Previewing the Crossroads ClassicPosted by Jonathan Batuello on December 14th, 2013
In a state that considers itself the mecca for hoops, Indiana’s premiere college basketball programs are set to play in the Crossroads Classic’s third edition later today. In the past two years the event has brought buzzer-beaters and an upset over a No. 1 team, but this season, all four teams desperately need a win here to help their future NCAA hopes. It’s a day for state supremacy and bragging rights at Bankers Life Fieldhouse — on a Saturday afternoon of great basketball around the country, the Crossroads Classic is unlikely to disappoint. Below you will find three keys to both games for Indiana and Purdue to notch wins in this afternoon’s event.
Notre Dame vs. Indiana 3:15 PM, ESPN
- Take care of the ball. The Irish are the more experienced team taking on the relatively young Hoosiers. This becomes especially important in the backcourt where Indiana’s Yogi Ferrell faces Jerian Grant and Eric Atkins. These two take care of and share the ball extremely well (Notre Dame is third in the country in assists per game). Ferrell will need to match their composure and not make mistakes if Indiana hopes to walk away with the victory here.
- Use its athleticism. Indiana struggled against Syracuse’s zone with all of its tall, athletic and physical players. Notre Dame at least has the tall and physical part going for it. This means that the Hoosiers will need to use their athleticism to get out and run. If Indiana can turn this into a track meet game, it has a better chance of winning the contest where its athleticism can outmatch Notre Dame’s experience. This also helps alleviate the Irish having a strong starting five versus Indiana typically having to rely on a couple players to explode (read: Noah Vonleh, Jeremy Hollowell, Ferrell).
- Get ahead early. With the revelation that some Indiana players didn’t believe it could beat Syracuse, this puts a spotlight on the Hoosiers needing to get ahead early to build their confidence. Notre Dame is the more experienced team, of course, but if Indiana can build a lead, it won’t have to worry about its young players losing the faith. It also will allow for the inevitable inconsistent spell the Hoosiers seem to have every game that drives Tom Crean and Hoosier fans crazy. A big lead early will allow Indiana to get comfortable and perhaps even run away with the game.
Butler vs.
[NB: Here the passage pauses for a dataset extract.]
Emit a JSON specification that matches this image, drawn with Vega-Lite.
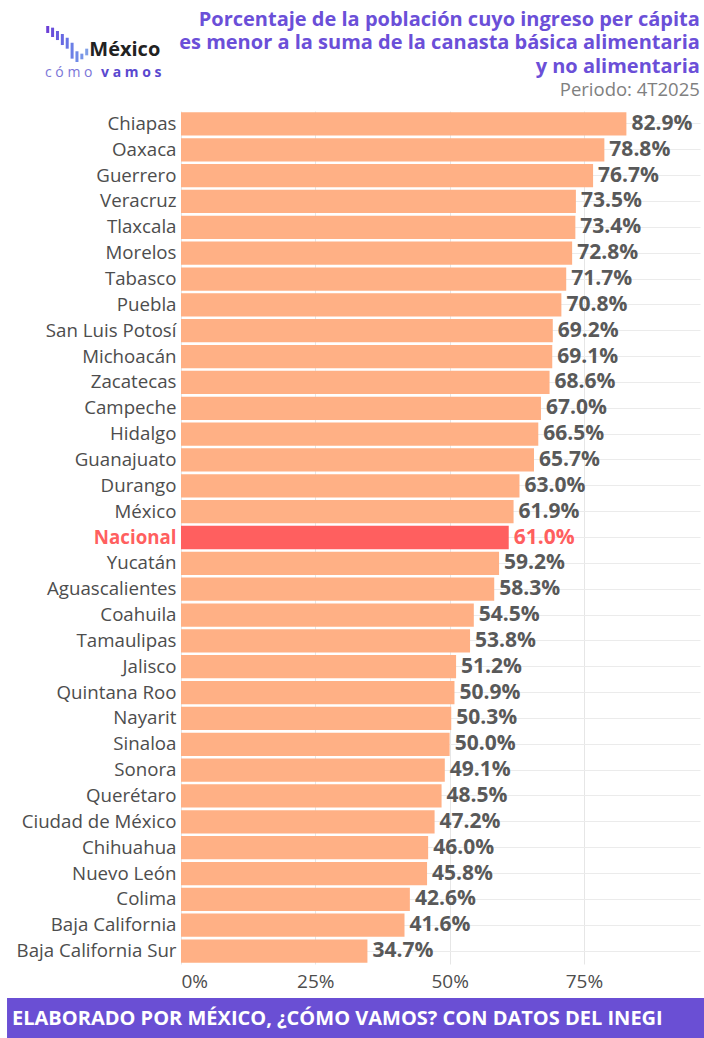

Purdue 6:00 PM, Big Ten Network
- Use its size. Of the four teams in this event, who had Purdue as the only school to not win a game yet? The number one thing the Boilermakers will need to do to get its first win here is to use its size advantage inside with Jay Simpson and AJ Hammons proficiently. Butler has nobody to match up against Hammons when he is in the game, and Simpson versus Kameron Woods and Erik Fromm is still an advantage. This may be the game where Matt Painter finally needs to reveal a large lineup with Hammons and Simpson next to each other. Butler would have no answer for that in the paint.
- Defend the three. Butler is a solid three-point shooting team at 37 percent, but Kellen Dunham is the player to really focus on here. Dunham scores 18.7 PPG and hits 47.5 percent of his long-range shots. Purdue will desperately need to limit his looks and stop Butler from shooting well outside. The Boilers have done a decent, but not necessarily good, job in stopping three-pointers this season, as opponents have shot 34.1 percent from deep against them for 26.1 percent of points (in the 180s nationally for both stats). If the Boilers can limit three-point shooting against Butler, it can win this key game.
- Defend Khyle Marshall and foul him late. The biggest match-up issue for Purdue will be with Khyle Marshall. His athleticism and ability to play either the three of four positions makes him troublesome. The Boilers will need a big defensive game from Errick Peck and Rapheal Davis or must hope that Simpson can keep up with him if they go big. If the game is close late, though, Purdue needs to foul him over and over again as he shoots only 53.5 percent from the free throw line.